We started talking about Santa because of our reader who implied that it was terrible to lie to children about Santa, who doesn't exist. He does exist. He lives in heaven and his name is St. Nicholaus. He is available to intercede for you at the drop of a fur trimmed hat.
He doesn't have a factory on the North Pole, an army of elves, flying reindeer, a wife--he certainly doesn't have one special reindeer with a glowing red nose.
But his story holds the essence of Christmas, a special being who spends 100% of his time thinking of someone else's happiness. Who does that remind you of?
This agrees nicely with something I wrote about two years ago. It's nice to see I got it right.!
Dear Sister,
I respectfully have a different take on Santa.
I was incredibly upset to learn that there was no Santa when I was in 3rd grade. I just couldn't believe that the cookies I left out for him were just eaten by my mom and the carrot that I KNEW was given to Rudolph was just chewed on by my dad. My conclusion to all of it was "if my parents lied to me about Santa, what else are they telling me that isn't true?" I really felt as if I could no longer trust them.

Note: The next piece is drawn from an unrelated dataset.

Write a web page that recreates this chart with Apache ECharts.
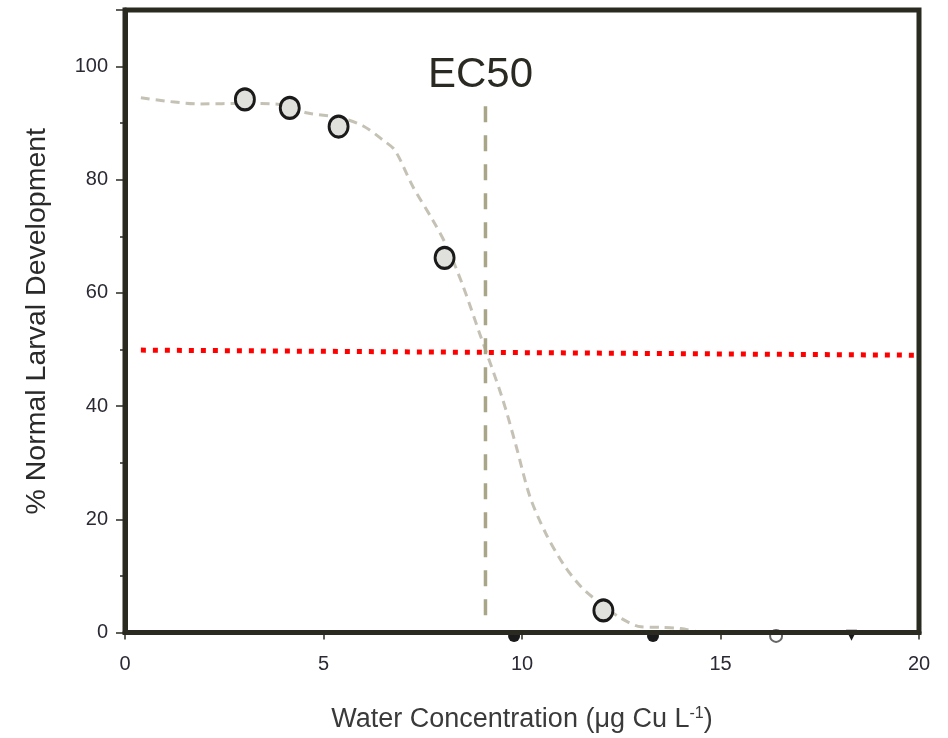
<!DOCTYPE html>
<html>
<head>
<meta charset="utf-8">
<script src="https://cdn.jsdelivr.net/npm/echarts@6/dist/echarts.min.js"></script>
<style>
  html, body { margin: 0; padding: 0; background: #fff; }
  #main { width: 948px; height: 738px; }
</style>
</head>
<body>
<div id="main"></div>
<script>
// measured points (x = µg Cu/L, y = % normal development)
var obsPoints = [[3.02, 94.2], [4.15, 92.7], [5.38, 89.4], [8.05, 66.2], [12.05, 3.9]];
// markers that sit under the x axis line
var hiddenFilled = [[9.8, -0.6], [13.3, -0.6]];
var hiddenOpen = [[16.4, -0.6]];
var hiddenTri = [[18.3, -0.5]];
// fitted dose-response curve
var fitCurve = [
  [0.4, 94.5], [1.9, 93.4], [3.0, 93.5], [3.8, 93.4], [4.6, 91.8], [5.4, 91.0],
  [6.0, 89.5], [6.5, 87.0], [6.8, 85.2], [7.25, 78.8], [7.75, 72.9], [8.1, 68.3],
  [8.5, 61.5], [8.93, 52.9], [9.5, 41.5], [9.85, 33], [10.2, 24], [10.6, 17.5],
  [11.05, 12], [11.5, 8], [12.0, 5], [12.5, 2.5], [13.0, 1.0], [13.5, 0.9],
  [14.0, 0.7], [14.5, 0.0], [15.2, -1]
];
var ec50X = 9.08;
var ec50Top = 93.0;
var ec50Line = [[ec50X, ec50Top], [ec50X, 0.8]];
var halfLine = [[0.4, 49.9], [19.9, 49.0]];
var xTicks = [0, 5, 10, 15, 20];
var yTicks = [0, 20, 40, 60, 80, 100];

var dark = "#2b2a20";
var chart = echarts.init(document.getElementById("main"));

chart.setOption({
  animation: false,
  backgroundColor: "#fff",
  grid: {
    left: 125,
    right: 29,
    top: 10,
    bottom: 105,
    show: true,
    borderColor: dark,
    borderWidth: 5
  },
  xAxis: {
    type: "value",
    z: 10,
    min: xTicks[0],
    max: xTicks[xTicks.length - 1],
    interval: 5,
    name: "Water Concentration (μg Cu L{sup|-1})",
    nameLocation: "middle",
    nameGap: 73,
    nameTextStyle: {
      fontFamily: "Liberation Sans",
      fontSize: 27,
      color: "#3a3a3a",
      rich: {
        sup: { fontSize: 16, verticalAlign: "top", color: "#3a3a3a", padding: [0, 0, 12, 0] }
      }
    },
    axisLine: { lineStyle: { color: dark, width: 5 } },
    axisTick: { length: 7, lineStyle: { color: dark, width: 1.5 } },
    axisLabel: { margin: 22, fontFamily: "Liberation Sans", fontSize: 20, color: "#2a2a35" },
    splitLine: { show: false }
  },
  yAxis: {
    type: "value",
    z: 10,
    min: 0,
    max: 110,
    interval: 20,
    name: "% Normal Larval Development",
    nameLocation: "middle",
    nameGap: 73,
    nameTextStyle: { fontFamily: "Liberation Sans", fontSize: 28.5, color: "#2a2a2a" },
    axisLine: { lineStyle: { color: dark, width: 5 } },
    axisTick: { length: 9, lineStyle: { color: dark, width: 1.5 } },
    minorTick: { show: true, splitNumber: 2, length: 5, lineStyle: { color: dark, width: 1.5 } },
    axisLabel: {
      margin: 17,
      fontFamily: "Liberation Sans",
      fontSize: 20,
      color: "#2a2a35",
      formatter: function (v) { return yTicks.indexOf(v) >= 0 ? String(v) : ""; }
    },
    splitLine: { show: false }
  },
  series: [
    {
      type: "scatter",
      data: hiddenFilled,
      clip: false,
      symbol: "circle",
      symbolSize: 12,
      itemStyle: { color: "#1a1a1a", opacity: 1 }
    },
    {
      type: "scatter",
      data: hiddenOpen,
      clip: false,
      symbol: "circle",
      symbolSize: 12,
      itemStyle: { color: "#fff", borderColor: "#666", borderWidth: 2, opacity: 1 }
    },
    {
      type: "scatter",
      data: hiddenTri,
      clip: false,
      symbol: "triangle",
      symbolRotate: 180,
      symbolSize: 11,
      itemStyle: { color: "#1a1a1a", opacity: 1 }
    },
    {
      type: "line",
      data: fitCurve,
      smooth: 0.3,
      showSymbol: false,
      symbol: "none",
      lineStyle: { color: "#c5c2b5", width: 3, type: [9, 6] },
      z: 3
    },
    {
      type: "line",
      data: halfLine,
      showSymbol: false,
      symbol: "none",
      lineStyle: { color: "#ff0000", width: 5, type: [5, 7] },
      z: 4
    },
    {
      type: "line",
      data: ec50Line,
      symbol: "none",
      lineStyle: { color: "#a9a587", width: 3.5, type: [16, 13] },
      z: 4
    },
    {
      // EC50 caption sitting on top of the vertical line
      type: "scatter",
      data: [[ec50X, ec50Top]],
      symbolSize: 0,
      silent: true,
      itemStyle: { opacity: 1 },
      label: {
        show: true,
        position: "top",
        formatter: "EC50",
        distance: 10,
        offset: [-5, 0],
        fontFamily: "Liberation Sans",
        fontSize: 42,
        color: "#2a2a22"
      }
    },
    {
      type: "scatter",
      data: obsPoints,
      symbol: "circle",
      symbolSize: [19, 21],
      itemStyle: { color: "#e0e0dc", borderColor: "#1a1a1a", borderWidth: 3, opacity: 1 },
      z: 6
    }
  ]
});
</script>
</body>
</html>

I have told my own children this story and have told them that I will never willing lie to them about something. They can believe me when I tell them something. I never want to break trust with them if I can help it.
Just my thoughts......
Bless you Sister - I really enjoy your blog!
-Carol
Being a Scandianvian myself, I find your story of the Scandianavian Santa a bit off. Santa was never called st.Nicolas in Scandinavia, I belive that was the Netherlands. In Norway, at least, we have something called a 'nisse', and the modern day Santa is a combiantion of St.Nicolas and the Scandinavian 'nisse'. I old Norvegian folklore people believed that every farm had its own 'nisse', a tiny guy who gave prosperity to the farm if treated well. On Christmas Eve he got a bowl of porrige,and if the family failed to give him that he would behave bad for the whole of next year; making the cattle and the familiy sick, for instance. The Norvegian 'nisse' didn't start handing out presents before someone found out that he did so in other countries, but in Sweden they had a 'julebukk' (roughly translates to Chritmas goat) who gave presents to children at Christmas Eve (We do all our celebration on Chrismas Eve in Scandinavia; we eat with our families and open our presents, and do nothing special on the 25th).
Other than that little mistake, I enjoyed your post. Merry Christmas.